Task material:
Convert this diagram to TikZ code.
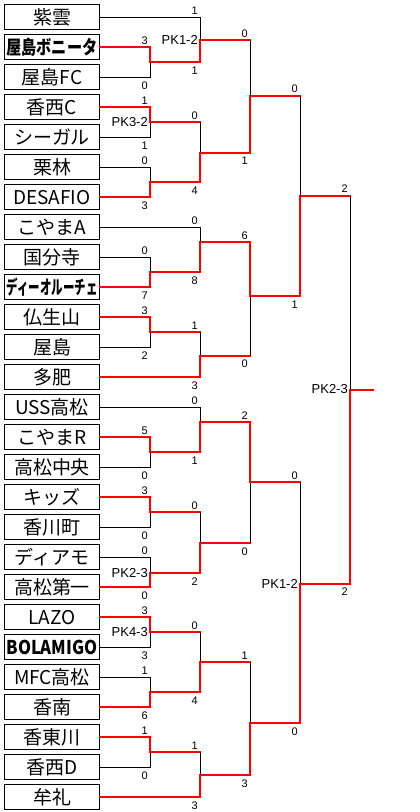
\documentclass[tikz,border=0pt]{standalone}
\usepackage{fontspec}
\setmainfont{Liberation Sans}
\newfontfamily\jp{Noto Sans CJK JP}
\usepackage{graphicx}
\newcommand\nm[1]{\setbox0=\hbox{#1}\ifdim\wd0>91pt\resizebox{91pt}{\height}{\box0}\else\box0\fi}
\newcommand\Wl[2]{\draw[win] (#1) -- (#1 -| #2) -- (#2);}
\newcommand\Lt[2]{\draw[lose] (#1) -- (#1 -| #2) -- (#2);}
\newcommand\Lm[2]{\draw[win] (#1) -- (#1 -| #2);\draw[lose] (#1 -| #2) -- (#2);}
\tikzset{
  team/.style={draw, line width=1pt, minimum width=95pt, minimum height=24.4pt, inner sep=0pt,
    text height=15.5pt, text depth=1.5pt, font=\jp\fontsize{19pt}{19pt}\selectfont},
  win/.style={draw=red, line width=2pt, line cap=rect, line join=miter},
  lose/.style={draw=black, line width=1pt, line join=miter},
  scoreT/.style={anchor=base east, inner sep=0pt, xshift=-2pt, yshift=3pt, font=\fontsize{11pt}{11pt}\selectfont},
  scoreB/.style={anchor=north east, inner sep=0pt, xshift=-2pt, yshift=-4.5pt, font=\fontsize{11pt}{11pt}\selectfont},
  pk/.style={anchor=east, inner sep=0pt, xshift=-2pt, font=\fontsize{13pt}{13pt}\selectfont}
}
\begin{document}
\begin{tikzpicture}[x=1pt,y=-1pt]
\useasboundingbox[fill=white] (0,0) rectangle (420,812);
% teams
\node[team] (t0)  at (52,17)  {\nm{紫雲}};
\node[team] (t1)  at (52,47)  {\nm{\bfseries 屋島ボニータ}};
\node[team] (t2)  at (52,77)  {\nm{屋島FC}};
\node[team] (t3)  at (52,107) {\nm{香西C}};
\node[team] (t4)  at (52,137) {\nm{シーガル}};
\node[team] (t5)  at (52,167) {\nm{栗林}};
\node[team] (t6)  at (52,197) {\nm{DESAFIO}};
\node[team] (t7)  at (52,227) {\nm{こやまA}};
\node[team] (t8)  at (52,257) {\nm{国分寺}};
\node[team] (t9)  at (52,287) {\nm{\bfseries ディーオルーチェ}};
\node[team] (t10) at (52,317) {\nm{仏生山}};
\node[team] (t11) at (52,347) {\nm{屋島}};
\node[team] (t12) at (52,377) {\nm{多肥}};
\node[team] (t13) at (52,407) {\nm{USS高松}};
\node[team] (t14) at (52,437) {\nm{こやまR}};
\node[team] (t15) at (52,467) {\nm{高松中央}};
\node[team] (t16) at (52,497) {\nm{キッズ}};
\node[team] (t17) at (52,527) {\nm{香川町}};
\node[team] (t18) at (52,557) {\nm{ディアモ}};
\node[team] (t19) at (52,587) {\nm{高松第一}};
\node[team] (t20) at (52,617) {\nm{LAZO}};
\node[team] (t21) at (52,647) {\nm{\bfseries BOLAMIGO}};
\node[team] (t22) at (52,677) {\nm{MFC高松}};
\node[team] (t23) at (52,707) {\nm{香南}};
\node[team] (t24) at (52,737) {\nm{香東川}};
\node[team] (t25) at (52,767) {\nm{香西D}};
\node[team] (t26) at (52,797) {\nm{牟礼}};
% match points
\coordinate (m1) at (150,62);
\coordinate (m2) at (200,40);
\coordinate (m3) at (150,122);
\coordinate (m4) at (150,182);
\coordinate (m5) at (200,152.5);
\coordinate (m6) at (250,95.5);
\coordinate (m7) at (150,272);
\coordinate (m8) at (200,242);
\coordinate (m9) at (150,332);
\coordinate (m10) at (200,355.5);
\coordinate (m11) at (250,296);
\coordinate (m12) at (300,195.5);
\coordinate (fin) at (350,389.5);
\coordinate (champ) at (373,389.5);
\coordinate (m13) at (150,452);
\coordinate (m14) at (200,422);
\coordinate (m15) at (150,512);
\coordinate (m16) at (150,573);
\coordinate (m17) at (200,543);
\coordinate (m18) at (250,482);
\coordinate (m19) at (150,632);
\coordinate (m20) at (150,692);
\coordinate (m21) at (200,662);
\coordinate (m22) at (150,752);
\coordinate (m23) at (200,775);
\coordinate (m24) at (250,723);
\coordinate (m25) at (300,583.5);
% losing legs
\Lt{t2.east}{m1}
\Lt{t0.east}{m2}
\Lt{t4.east}{m3}
\Lt{t5.east}{m4}
\Lm{m3}{m5}
\Lm{m2}{m6}
\Lt{t8.east}{m7}
\Lt{t7.east}{m8}
\Lt{t11.east}{m9}
\Lm{m9}{m10}
\Lm{m10}{m11}
\Lm{m6}{m12}
\Lm{m12}{fin}
\Lt{t15.east}{m13}
\Lt{t13.east}{m14}
\Lt{t17.east}{m15}
\Lt{t18.east}{m16}
\Lm{m15}{m17}
\Lm{m17}{m18}
\Lt{t21.east}{m19}
\Lt{t22.east}{m20}
\Lm{m19}{m21}
\Lt{t25.east}{m22}
\Lm{m22}{m23}
\Lm{m21}{m24}
\Lm{m18}{m25}
% winning legs
\Wl{t1.east}{m1}
\Wl{m1}{m2}
\Wl{t3.east}{m3}
\Wl{t6.east}{m4}
\Wl{m4}{m5}
\Wl{m5}{m6}
\Wl{t9.east}{m7}
\Wl{m7}{m8}
\Wl{t10.east}{m9}
\Wl{t12.east}{m10}
\Wl{m8}{m11}
\Wl{m11}{m12}
\Wl{m25}{fin}
\Wl{t14.east}{m13}
\Wl{m13}{m14}
\Wl{t16.east}{m15}
\Wl{t19.east}{m16}
\Wl{m16}{m17}
\Wl{m14}{m18}
\Wl{t20.east}{m19}
\Wl{t23.east}{m20}
\Wl{m20}{m21}
\Wl{t24.east}{m22}
\Wl{t26.east}{m23}
\Wl{m23}{m24}
\Wl{m24}{m25}
\draw[win] (fin) -- (champ);
% scores
\node[scoreT] (s1t) at (t1.east -| m1) {3};
\node[scoreB] (s1b) at (t2.east -| m1) {0};
\node[scoreT] (s2t) at (t0.east -| m2) {1};
\node[scoreB] (s2b) at (m1 -| m2) {1};
\node[pk] (p2) at (m2) {PK1-2};
\node[scoreT] (s3t) at (t3.east -| m3) {1};
\node[scoreB] (s3b) at (t4.east -| m3) {1};
\node[pk] (p3) at (m3) {PK3-2};
\node[scoreT] (s4t) at (t5.east -| m4) {0};
\node[scoreB] (s4b) at (t6.east -| m4) {3};
\node[scoreT] (s5t) at (m3 -| m5) {0};
\node[scoreB] (s5b) at (m4 -| m5) {4};
\node[scoreT] (s6t) at (m2 -| m6) {0};
\node[scoreB] (s6b) at (m5 -| m6) {1};
\node[scoreT] (s7t) at (t8.east -| m7) {0};
\node[scoreB] (s7b) at (t9.east -| m7) {7};
\node[scoreT] (s8t) at (t7.east -| m8) {0};
\node[scoreB] (s8b) at (m7 -| m8) {8};
\node[scoreT] (s9t) at (t10.east -| m9) {3};
\node[scoreB] (s9b) at (t11.east -| m9) {2};
\node[scoreT] (s10t) at (m9 -| m10) {1};
\node[scoreB] (s10b) at (t12.east -| m10) {3};
\node[scoreT] (s11t) at (m8 -| m11) {6};
\node[scoreB] (s11b) at (m10 -| m11) {0};
\node[scoreT] (s12t) at (m6 -| m12) {0};
\node[scoreB] (s12b) at (m11 -| m12) {1};
\node[scoreT] (sft) at (m12 -| fin) {2};
\node[scoreB] (sfb) at (m25 -| fin) {2};
\node[pk] (pf) at (fin) {PK2-3};
\node[scoreT] (s13t) at (t14.east -| m13) {5};
\node[scoreB] (s13b) at (t15.east -| m13) {0};
\node[scoreT] (s14t) at (t13.east -| m14) {0};
\node[scoreB] (s14b) at (m13 -| m14) {1};
\node[scoreT] (s15t) at (t16.east -| m15) {3};
\node[scoreB] (s15b) at (t17.east -| m15) {0};
\node[scoreT] (s16t) at (t18.east -| m16) {0};
\node[scoreB] (s16b) at (t19.east -| m16) {0};
\node[pk] (p16) at (m16) {PK2-3};
\node[scoreT] (s17t) at (m15 -| m17) {0};
\node[scoreB] (s17b) at (m16 -| m17) {2};
\node[scoreT] (s18t) at (m14 -| m18) {2};
\node[scoreB] (s18b) at (m17 -| m18) {0};
\node[scoreT] (s19t) at (t20.east -| m19) {3};
\node[scoreB] (s19b) at (t21.east -| m19) {3};
\node[pk] (p19) at (m19) {PK4-3};
\node[scoreT] (s20t) at (t22.east -| m20) {1};
\node[scoreB] (s20b) at (t23.east -| m20) {6};
\node[scoreT] (s21t) at (m19 -| m21) {0};
\node[scoreB] (s21b) at (m20 -| m21) {4};
\node[scoreT] (s22t) at (t24.east -| m22) {1};
\node[scoreB] (s22b) at (t25.east -| m22) {0};
\node[scoreT] (s23t) at (m22 -| m23) {1};
\node[scoreB] (s23b) at (t26.east -| m23) {3};
\node[scoreT] (s24t) at (m21 -| m24) {1};
\node[scoreB] (s24b) at (m23 -| m24) {3};
\node[scoreT] (s25t) at (m18 -| m25) {0};
\node[scoreB] (s25b) at (m24 -| m25) {0};
\node[pk] (p25) at (m25) {PK1-2};
\end{tikzpicture}
\end{document}
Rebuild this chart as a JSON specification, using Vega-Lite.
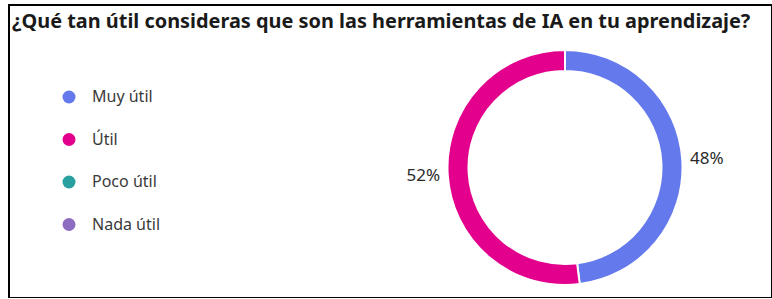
{
  "$schema": "https://vega.github.io/schema/vega-lite/v6.json",
  "autosize": {"type": "none"},
  "padding": {"left": 9, "top": 5, "right": 0, "bottom": 0},
  "width": 763,
  "height": 293,
  "background": "white",
  "config": {
    "view": {"stroke": "black", "strokeWidth": 2},
    "font": "Noto Sans"
  },
  "title": {
    "text": "¿Qué tan útil consideras que son las herramientas de IA en tu aprendizaje?",
    "anchor": "start",
    "frame": "group",
    "orient": "top",
    "offset": -23,
    "baseline": "alphabetic",
    "dx": 3,
    "dy": 20,
    "font": "Noto Sans",
    "fontSize": 19.9,
    "fontWeight": "bold",
    "color": "#1a1a1a"
  },
  "data": {
    "values": [
      {"respuesta": "Muy útil", "pct": 0.48, "idx": 1},
      {"respuesta": "Útil", "pct": 0.52, "idx": 2},
      {"respuesta": "Poco útil", "pct": 0, "idx": 3},
      {"respuesta": "Nada útil", "pct": 0, "idx": 4}
    ]
  },
  "encoding": {
    "theta": {"field": "pct", "type": "quantitative", "stack": true},
    "order": {"field": "idx", "type": "quantitative"},
    "x": {"value": 556},
    "y": {"value": 162.5}
  },
  "layer": [
    {
      "mark": {"type": "arc", "radius": 117.5, "radius2": 96.5, "stroke": "white", "strokeWidth": 2},
      "encoding": {
        "color": {
          "field": "respuesta",
          "type": "nominal",
          "sort": null,
          "scale": {
            "domain": ["Muy útil", "Útil", "Poco útil", "Nada útil"],
            "range": ["#6479EC", "#E3008C", "#27A09F", "#8E6CC0"]
          },
          "legend": {
            "title": null,
            "orient": "none",
            "legendX": 52,
            "legendY": 84,
            "padding": 0,
            "symbolType": "circle",
            "symbolSize": 169,
            "symbolStrokeWidth": 0,
            "labelFontSize": 16,
            "labelFont": "Noto Sans",
            "labelColor": "#3a3a3a",
            "labelOffset": 15,
            "rowPadding": 26.5
          }
        }
      }
    },
    {
      "transform": [{"filter": "datum.pct > 0"}],
      "mark": {"type": "text", "radius": 142, "fontSize": 17, "font": "Noto Sans", "color": "#2a2a2a", "align": "center", "baseline": "middle"},
      "encoding": {
        "text": {"field": "pct", "type": "quantitative", "format": ".0%"}
      }
    }
  ]
}
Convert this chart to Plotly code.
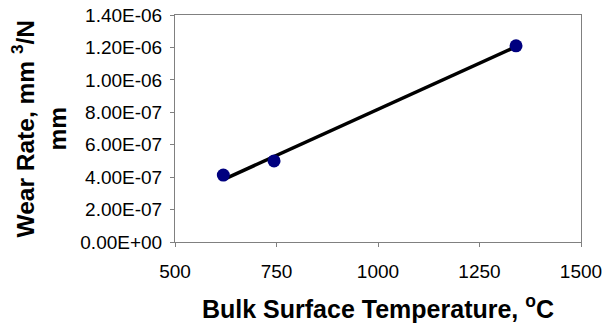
import plotly.graph_objects as go

# Data
temperature = [619, 744, 1340]
wear_rate = [4.13e-7, 5.0e-7, 1.21e-6]

# Linear trendline endpoints (as drawn in the reference)
trend_x = [619, 1340]
trend_y = [3.85e-7, 1.205e-6]

y_tick_vals = [0, 2e-7, 4e-7, 6e-7, 8e-7, 1.0e-6, 1.2e-6, 1.4e-6]
y_tick_text = ["0.00E+00", "2.00E-07", "4.00E-07", "6.00E-07",
               "8.00E-07", "1.00E-06", "1.20E-06", "1.40E-06"]
x_tick_vals = [500, 750, 1000, 1250, 1500]
x_tick_text = ["500", "750", "1000", "1250", "1500"]

FONT = "Liberation Sans, Arial, sans-serif"
AXIS_GRAY = "#808080"

fig = go.Figure()
fig.add_trace(go.Scatter(x=trend_x, y=trend_y, mode="lines",
                         line=dict(color="black", width=3.5),
                         showlegend=False, hoverinfo="skip"))
fig.add_trace(go.Scatter(x=temperature, y=wear_rate, mode="markers",
                         marker=dict(color="#00007F", size=13),
                         showlegend=False))

fig.update_layout(
    width=602, height=327,
    margin=dict(l=175, r=21, t=15, b=85),
    paper_bgcolor="white", plot_bgcolor="white",
    font=dict(family=FONT, color="black"),
    xaxis=dict(range=[500, 1500], tickvals=x_tick_vals, ticktext=x_tick_text,
               ticks="outside", ticklen=4, tickcolor=AXIS_GRAY,
               showline=True, linecolor=AXIS_GRAY, linewidth=1, mirror=True,
               showgrid=False, zeroline=False, automargin=False,
               ticklabelstandoff=8, ticklabeloverflow="allow",
               tickfont=dict(size=19, family=FONT, color="black")),
    yaxis=dict(range=[0, 1.4e-6], tickvals=y_tick_vals, ticktext=y_tick_text,
               ticks="outside", ticklen=4, tickcolor=AXIS_GRAY,
               showline=True, linecolor=AXIS_GRAY, linewidth=1, mirror=True,
               showgrid=False, zeroline=False, automargin=False,
               ticklabelstandoff=4, ticklabeloverflow="allow",
               tickfont=dict(size=19, family=FONT, color="black")),
    annotations=[
        dict(text="<b>Bulk Surface Temperature, <sup>o</sup>C</b>",
             xref="paper", yref="paper", x=0.5, y=-0.208,
             xanchor="center", yanchor="top", showarrow=False,
             font=dict(size=25, family=FONT, color="black")),
        dict(text="<b>Wear Rate, mm <sup>3</sup>/N<br>mm</b>",
             xref="paper", yref="paper", x=-0.335, y=0.5,
             xanchor="center", yanchor="middle", showarrow=False,
             textangle=-90, align="center",
             font=dict(size=24.5, family=FONT, color="black")),
    ],
)

# Remove the page's default body margin so the figure fills the window.
fig.write_html("out.html",
               config={"displayModeBar": False},
               post_script="document.body.style.margin='0px';")
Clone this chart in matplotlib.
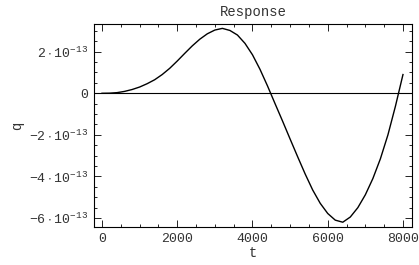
import numpy as np
import matplotlib
matplotlib.use('Agg')
import matplotlib.pyplot as plt
from matplotlib.ticker import MultipleLocator, FuncFormatter

# values (q in units of 1e-13)
t = list(range(0, 8001, 200))
q_e13 = [0.0, 0.005, 0.03, 0.09, 0.18, 0.3, 0.46, 0.65, 0.9, 1.2,
         1.55, 1.92, 2.28, 2.6, 2.86, 3.04, 3.12, 3.02, 2.8, 2.4,
         1.85, 1.15, 0.35, -0.5, -1.34, -2.2, -3.05, -3.88, -4.65, -5.29,
         -5.78, -6.1, -6.2, -5.95, -5.5, -4.88, -4.1, -3.15, -2.0, -0.62,
         0.9]

x_ticks = [0, 2000, 4000, 6000, 8000]
y_ticks = [-6e-13, -4e-13, -2e-13, 0, 2e-13]

q = np.array(q_e13) * 1e-13

plt.rcParams['font.family'] = ['Liberation Mono', 'DejaVu Sans Mono']
plt.rcParams['mathtext.default'] = 'regular'

fig = plt.figure(figsize=(4.19, 2.65), dpi=100)
ax = fig.add_axes([0.2243, 0.1434, 0.759, 0.766])

ax.plot(t, q, color='black', lw=1.0)
ax.axhline(0, color='black', lw=0.8)

ax.set_xlim(-213, 8240)
ax.set_ylim(-6.43e-13, 3.33e-13)

ax.set_xticks(x_ticks)
ax.set_yticks(y_ticks)
ax.xaxis.set_minor_locator(MultipleLocator(500))
ax.yaxis.set_minor_locator(MultipleLocator(0.5e-13))


def fmt_y(v, pos):
    n = int(round(v / 1e-13))
    if n == 0:
        return '0'
    return r'$%d\cdot10^{-13}$' % n


ax.yaxis.set_major_formatter(FuncFormatter(fmt_y))

ax.tick_params(which='both', direction='in', top=True, right=True,
               labelsize=9.5, width=0.6, pad=4, labelcolor='#333333')
ax.tick_params(which='major', length=5)
ax.tick_params(which='minor', length=2.5)

for s in ax.spines.values():
    s.set_linewidth(0.8)

ax.set_title('Response', fontsize=10, pad=6, color='#333333')
ax.set_xlabel('t', fontsize=10, labelpad=1, color='#333333')
ax.set_ylabel('q', fontsize=10, labelpad=4, color='#333333')

fig.savefig('out.png', dpi=100)
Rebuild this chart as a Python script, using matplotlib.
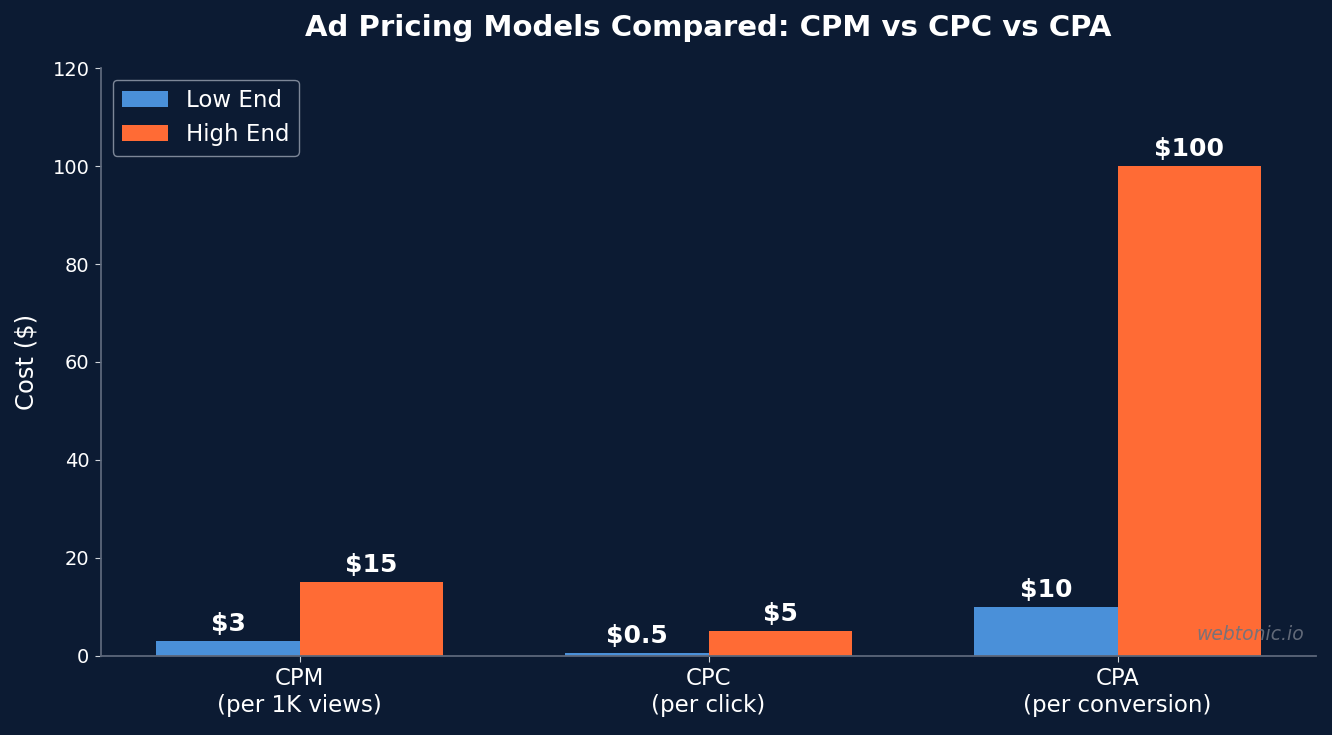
import matplotlib
matplotlib.use("Agg")
import matplotlib.pyplot as plt
import numpy as np

categories = ["CPM\n(per 1K views)", "CPC\n(per click)", "CPA\n(per conversion)"]
low_end = [3, 0.5, 10]
high_end = [15, 5, 100]
low_labels = ["$3", "$0.5", "$10"]
high_labels = ["$15", "$5", "$100"]

bg = "#0c1b33"
blue = "#4a90d9"
orange = "#ff6b35"
spine = "#5c677a"
legend_edge = "#7d8798"

fig, ax = plt.subplots(figsize=(13.32, 7.35), dpi=100)
fig.patch.set_facecolor(bg)
ax.set_facecolor(bg)

x = np.arange(len(categories))
w = 0.35
b1 = ax.bar(x - w/2, low_end, w, color=blue, label="Low End")
b2 = ax.bar(x + w/2, high_end, w, color=orange, label="High End")

for rect, lab in zip(b1, low_labels):
    ax.text(rect.get_x() + rect.get_width()/2, rect.get_height() + 1, lab,
            ha="center", va="bottom", color="white", fontsize=18, fontweight="bold")
for rect, lab in zip(b2, high_labels):
    ax.text(rect.get_x() + rect.get_width()/2, rect.get_height() + 1, lab,
            ha="center", va="bottom", color="white", fontsize=18, fontweight="bold")

ax.set_xticks(x)
ax.set_xticklabels(categories, fontsize=16.5)
ax.set_ylim(0, 120)
ax.tick_params(axis="y", labelsize=14)
for lbl in ax.get_xticklabels():
    lbl.set_color("white")
for lbl in ax.get_yticklabels():
    lbl.set_color("white")
ax.tick_params(axis="both", color="#d0d4da", length=4, pad=4.5)
ax.set_ylabel("Cost ($)", color="white", fontsize=17.5, labelpad=10)
ax.set_title("Ad Pricing Models Compared: CPM vs CPC vs CPA", color="white",
             fontsize=21, fontweight="bold", pad=23)

for s in ["top", "right"]:
    ax.spines[s].set_visible(False)
for s in ["left", "bottom"]:
    ax.spines[s].set_color(spine)
    ax.spines[s].set_linewidth(1.3)

leg = ax.legend(loc="upper left", fontsize=16.5, facecolor=bg, edgecolor=legend_edge,
                labelcolor="white", framealpha=1)

ax.text(0.99, 0.02, "webtonic.io", transform=ax.transAxes, ha="right", va="bottom",
        color="#6b7280", fontsize=13.5, fontstyle="italic", alpha=0.9)

plt.subplots_adjust(left=0.076, right=0.988, top=0.907, bottom=0.108)
fig.savefig("out.png", dpi=100, facecolor=bg)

Your goal:
Find the word "this" and list each line it appears in.

Task solution:
Convert this diagram to TikZ code.
Rebuild this chart as a JSON specification, using Vega-Lite.
Convert this chart to Plotly code.
Clone this chart in matplotlib.
Rebuild this chart as a Python script, using matplotlib.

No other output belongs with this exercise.